Megan grew light-headed. Nausea swamped her stomach, and her vision blurred with blackness around the edges. She tipped over and waited to hit the floor. It didn’t happen as strong arms grabbed her and cradled her body.

She felt herself lifted and carried across the room. Laid gently on the sofa, she looked up to see Jack O’Malley standing over her. Her face grew hot and she knew a blush was racing across her skin.

“I’m sorry you had to see me like this. I haven’t fainted since I was a teenager. I’ll be fine in just a moment.” She tried to get up, but Jack sat on the edge of the sofa and took her shoulders in his hands.

“Just relax. I’m sure you’ve had a lot of excitement today. Have you eaten?”

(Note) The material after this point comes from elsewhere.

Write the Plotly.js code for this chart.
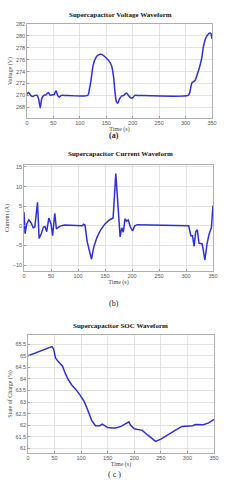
<!DOCTYPE html>
<html>
<head>
<meta charset="utf-8">
<script src="https://cdn.plot.ly/plotly-3.0.1.min.js"></script>
<style>html,body{margin:0;padding:0;background:#fff;}#chart{width:243px;height:480px;}</style>
</head>
<body>
<div id="chart"></div>
<script>
// Voltage waveform (a)
var voltTime = [0, 3, 7, 11, 15, 19, 22, 25, 28, 32, 36, 40, 44, 48, 51, 55, 58, 61, 65, 70, 115, 118, 121, 125, 130, 135, 140, 145, 150, 155, 160, 164, 166, 169, 172, 175, 179, 183, 188, 192, 196, 200, 204, 208, 305, 308, 312, 318, 322, 326, 330, 334, 338, 342, 346, 348, 350];
var voltage = [270.2, 270.5, 270.0, 269.8, 270.0, 270.0, 269.4, 267.9, 269.5, 270.0, 270.1, 270.5, 270.0, 270.1, 270.1, 270.8, 270.0, 269.7, 270.0, 270.0, 270.0, 271.0, 272.5, 275.0, 276.3, 276.8, 276.9, 276.7, 276.3, 275.8, 275.0, 273.0, 271.0, 269.0, 268.7, 269.4, 269.9, 270.0, 270.4, 270.0, 269.6, 269.6, 270.0, 270.0, 270.0, 270.5, 272.1, 272.5, 273.5, 274.6, 276.0, 278.3, 279.6, 280.2, 280.5, 280.4, 279.5];

// Current waveform (b)
var currTime = [0, 2, 5, 9, 13, 17, 20, 23, 25, 28, 32, 36, 39, 42, 46, 50, 53, 57, 60, 64, 68, 75, 108, 110, 113, 117, 121, 125, 129, 135, 142, 150, 158, 165, 170, 174, 178, 181, 184, 187, 190, 193, 197, 201, 205, 210, 305, 309, 312, 315, 318, 321, 324, 327, 330, 335, 339, 343, 347, 350];
var current = [3.5, -2.0, 0.5, 1.5, 0.8, -0.5, -0.3, 3.0, 6.0, -3.2, -2.0, -0.3, -0.2, -1.5, 2.0, 0.5, -2.5, 3.2, -0.8, -0.3, 0.0, 0.2, 0.0, 0.4, 0.2, -4.0, -6.0, -8.5, -5.5, -3.0, -1.0, 0.5, 1.5, 2.0, 13.3, 4.5, -2.8, -0.5, -1.6, 1.8, 1.2, 1.5, -0.3, -1.3, 0.0, 0.3, 0.0, -2.5, -2.5, -5.2, -1.5, -1.0, -4.4, -4.5, -4.6, -8.7, -4.5, -2.0, -0.5, 5.2];

// SOC waveform (c)
var socTime = [0, 20, 45, 48, 52, 57, 65, 70, 75, 82, 90, 98, 105, 110, 115, 120, 127, 135, 140, 145, 150, 158, 165, 175, 183, 190, 193, 200, 210, 215, 225, 240, 250, 260, 270, 280, 290, 300, 310, 315, 330, 340, 350];
var soc = [65.0, 65.18, 65.4, 65.3, 64.9, 64.75, 64.55, 64.25, 64.0, 63.75, 63.55, 63.3, 63.05, 62.8, 62.5, 62.2, 61.98, 61.98, 62.05, 61.98, 61.9, 61.88, 61.88, 61.95, 62.05, 62.15, 62.0, 61.85, 61.8, 61.78, 61.58, 61.3, 61.4, 61.55, 61.68, 61.82, 61.95, 61.97, 61.98, 62.03, 62.02, 62.1, 62.25];

var timeTicks = [0, 50, 100, 150, 200, 250, 300, 350];
var voltTicks = [268, 270, 272, 274, 276, 278, 280, 282];
var currTicks = [-10, -5, 0, 5, 10, 15];
var socTicks = [61, 61.5, 62, 62.5, 63, 63.5, 64, 64.5, 65, 65.5];
var socTickText = ['61', '61.5', '62', '62.5', '63', '63.5', '64', '64.5', '65', '65.5'];

var H = 480;
function py(px) { return 1 - px / H; }
var lineStyle = {color: '#2f2fd8', width: 1.5};
var tickFont = {family: 'Liberation Sans, Arial, sans-serif', size: 5.5, color: '#555'};
var axTitleFont = {family: 'Liberation Serif, Times New Roman, serif', size: 6, color: '#444'};

function xax(anchor) {
  return {
    anchor: anchor, domain: [0, 1], range: [0, 350], tickvals: timeTicks,
    showgrid: true, gridcolor: '#dcdcdc', gridwidth: 0.8,
    showline: true, linecolor: '#9a9a9a', linewidth: 0.8, mirror: true,
    ticks: 'inside', ticklen: 2, tickcolor: '#9a9a9a',
    tickfont: tickFont, zeroline: false,
    title: {text: 'Time (s)', font: axTitleFont, standoff: 1}
  };
}
function yax(anchor, range, tv, tt, title) {
  var a = {
    anchor: anchor, range: range, tickvals: tv,
    showgrid: true, gridcolor: '#dcdcdc', gridwidth: 0.8,
    showline: true, linecolor: '#9a9a9a', linewidth: 0.8, mirror: true,
    ticks: 'inside', ticklen: 2, tickcolor: '#9a9a9a',
    tickfont: tickFont, zeroline: false,
    title: {text: title, font: axTitleFont, standoff: 2}
  };
  if (tt) a.ticktext = tt;
  return a;
}

var traces = [
  {x: voltTime, y: voltage, xaxis: 'x', yaxis: 'y', mode: 'lines', line: Object.assign({shape: 'spline', smoothing: 0.6}, lineStyle), hoverinfo: 'none'},
  {x: currTime, y: current, xaxis: 'x2', yaxis: 'y2', mode: 'lines', line: lineStyle, hoverinfo: 'none'},
  {x: socTime, y: soc, xaxis: 'x3', yaxis: 'y3', mode: 'lines', line: lineStyle, hoverinfo: 'none'}
];

var xa1 = xax('y'); xa1.domain = [27/243, 212/243];
var xa2 = xax('y2'); xa2.domain = [24/243, 213/243];
var xa3 = xax('y3'); xa3.domain = [28/243, 214/243];
var ya1 = yax('x', [266.2, 282], voltTicks, null, 'Voltage (V)'); ya1.domain = [py(118), py(24)];
var ya2 = yax('x2', [-11.5, 15.5], currTicks, null, 'Current (A)'); ya2.domain = [py(271), py(165)];
var ya3 = yax('x3', [60.8, 65.9], socTicks, socTickText, 'State of Charge (%)'); ya3.domain = [py(453), py(335)];

var titleFont = {family: 'Liberation Serif, Times New Roman, serif', size: 7, color: '#111'};
var labelFont = {family: 'Liberation Serif, Times New Roman, serif', size: 8, color: '#222'};

function note(text, xpx, ypx, font) {
  return {text: text, x: xpx / 243, y: py(ypx), xref: 'paper', yref: 'paper',
          xanchor: 'center', yanchor: 'middle', showarrow: false, font: font};
}

var layout = {
  width: 243, height: 480,
  margin: {l: 0, r: 0, t: 0, b: 0},
  paper_bgcolor: '#fff', plot_bgcolor: '#fff',
  showlegend: false,
  xaxis: xa1, yaxis: ya1,
  xaxis2: xa2, yaxis2: ya2,
  xaxis3: xa3, yaxis3: ya3,
  annotations: [
    note('<b>Supercapacitor Voltage Waveform</b>', 120, 15, titleFont),
    note('<b>(a)</b>', 114, 135, labelFont),
    note('<b>Supercapacitor Current Waveform</b>', 120, 154, titleFont),
    note('(b)', 114, 303, labelFont),
    note('<b>Supercapacitor SOC Waveform</b>', 120, 326, titleFont),
    note('( c )', 114, 474, labelFont)
  ]
};

Plotly.newPlot('chart', traces, layout, {staticPlot: true, displayModeBar: false});
</script>
</body>
</html>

She closed her eyes. “I think I had breakfast. I don’t remember if I ate it all or not.” Megan glanced at the setting sun blazing through her living-room window. “Okay, maybe I need something to eat.”

Megan and Jack glanced at the kitchen doorway as Andrea came through with a glass of milk, a peanut butter and jelly sandwich, and Megan’s forgotten vitamins. She slid up on the sofa and accepted the tray, embarrassed to be treated like an invalid in her own home. It felt as if the entire room was watching her.

Jack seemed to sense her awkward feelings as he got up from the sofa, walking across the room. He turned and called over his shoulder to her. “Eat up and once you are yourself again I’ll show you all the nifty ghost hunting gadgets we have.” He smiled, and she returned it.

She nibbled on her sandwich as Jack left the living room and Andrea took his spot on the edge of the sofa. A few big bites, a few swallows of milk, and her vitamins and Megan felt the blood return to her head and her faintness pass. Might as well have damsel in distress tattooed across her forehead. She had always hated the fainting she did at the most stupid moments. Once her anemia was diagnosed and her iron pills taken every day, she hadn’t fainted since her senior year in high school.

Had she taken her pills at all the last few days? She couldn’t even remember. Which said it all. She probably had missed days of them, no wonder she fainted. Her face heated up at the thought of being carried in Jack’s strong arms. Too easily she could imagine she did look like the damsel in distress to his piratical persona. Ugh!